Another big problem with Obamacare is that today, one-third of all counties in the U.S. have only a single insurer selling coverage. It is expected that by 2018, this number will have gone up to include over half of the counties in the country.
Economically speaking, this is bad for the consumer, as it leaves them with no choices and also leads to a virtual oligopoly, if not a monopoly in terms of healthcare, to a few providers.
U.S. President Donald Trump believes that in order for prices to fall, a key component of that must be an extension of the free market, which means that the American citizen will have more than one option in healthcare, keeping prices and private companies in check.
On his first day in office, Jan. 20, President Trump signed an executive order to ease the burden of Obamacare, in a first step towards fulfilling one of his campaign promises, namely, "Repeal and Replace."
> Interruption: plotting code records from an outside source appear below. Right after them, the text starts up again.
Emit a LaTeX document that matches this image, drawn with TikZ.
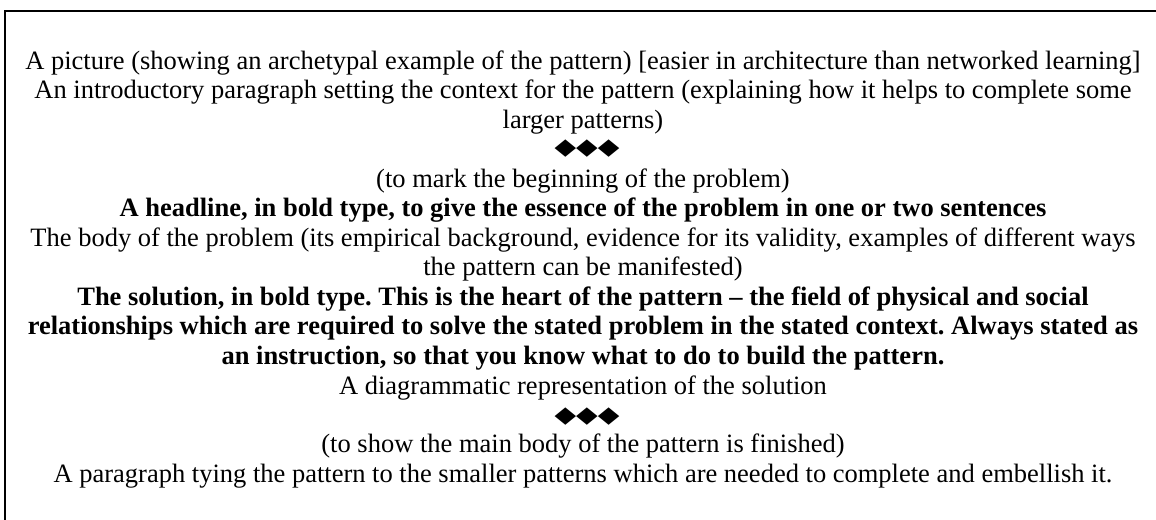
\documentclass[tikz,border=0pt]{standalone}
\usepackage{fontspec}
\setmainfont{Liberation Serif}
\newfontfamily\symfont{DejaVu Sans}
\usepackage{tikz}
\usetikzlibrary{positioning}
\frenchspacing

% three black diamonds used as section marks
\newcommand{\diamondrow}{{\symfont\scalebox{1.06}[0.86]{\char"25C6\char"25C6\char"25C6}}}

\begin{document}
\begin{tikzpicture}[
  x=0.468pt,y=-0.468pt,
  font=\fontsize{12.4}{13.8}\selectfont,
  txt/.style={anchor=base,align=center,inner sep=0pt},
  bld/.style={txt,font=\fontsize{12.4}{13.8}\selectfont\bfseries},
  frame/.style={draw=black,line width=1.2pt}]

\useasboundingbox (0,0) rectangle (1156,519);
\draw[frame] (1160,11) -| (5,523);

% multi-line nodes sit on the baseline of their last line
\node[txt] (pic) at (583,69)
  {A picture (showing an archetypal example of the pattern) [easier in architecture than networked learning]};
\node[txt] (intro) at (583,128)
  {An introductory paragraph setting the context for the pattern (explaining how it helps to complete some\\
   larger patterns)};
\node[txt] (mk1) at (587,154) {\diamondrow};
\node[txt] (beg) at (583,187) {(to mark the beginning of the problem)};
\node[bld] (head) at (583,216.5)
  {A headline, in bold type, to give the essence of the problem in one or two sentences};
\node[txt] (body) at (583,275.5)
  {The body of the problem (its empirical background, evidence for its validity, examples of different ways\\
   the pattern can be manifested)};
\node[bld] (sol) at (583,364)
  {The solution, in bold type. This is the heart of the pattern -- the field of physical and social\\
   relationships which are required to solve the stated problem in the stated context. Always stated as\\
   an instruction, so that you know what to do to build the pattern.};
\node[txt] (diag) at (583,394.5) {A diagrammatic representation of the solution};
\node[txt] (mk2) at (587,422) {\diamondrow};
\node[txt] (fin) at (583,452.5) {(to show the main body of the pattern is finished)};
\node[txt] (tie) at (583,482)
  {A paragraph tying the pattern to the smaller patterns which are needed to complete and embellish it.};
\end{tikzpicture}
\end{document}
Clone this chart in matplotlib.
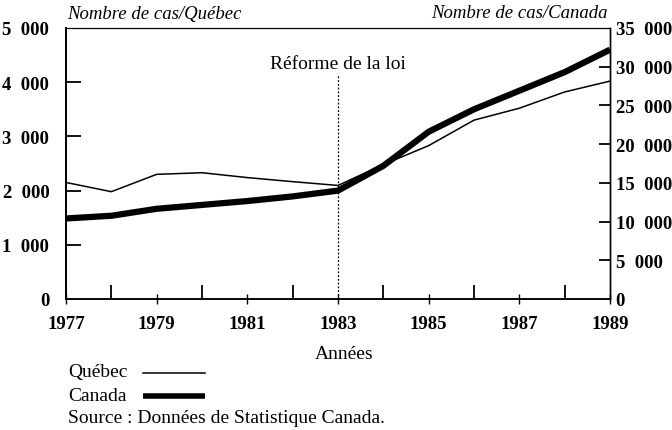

Since then, the Trump administration has attempted to pass legislation through Congress but failed to do so; due not only to Democratic opposition but also a handful of Republican naysayers, including Senator John McCain.
This is why the president decided to sign an executive order which will "provide millions of Americans with Obamacare relief."
"It directs the Department of Health and Human Services, the Treasury and the Department of Labor to take action to increase competition, increase choices and increase access to lower prices [and] higher quality healthcare options; and they will have so many options," President Trump said.
One of the most attractive parts of the executive order is the fact that, in the words of the president, it "will cost the U.S. government virtually nothing, and people will have great, great healthcare."
In terms of businesses, the executive orders aim to allow small businesses to form associations to buy "affordable and competitive health insurance," which means that business owners will have more flexibility in purchasing healthcare plans that their workers want.
Furthermore, Secretary of Labor Alexander Acosta has been instructed to expand these associations across state borders, so that companies may compete with each other from sea to shining sea.
It will also put small business owners on the same field with large corporations, ensuring that the latter does not hold any unfair advantages over the former.
"Insurance companies will be fighting to get every single person signed up," the president said, adding that this will mean lower prices for better plans.
"Today is only the beginning," the president concluded. "In the coming months, we plan to take new measures to provide our people with even more relief and more freedom; and, by the way, [regarding] another subject, that will include massive tax cuts."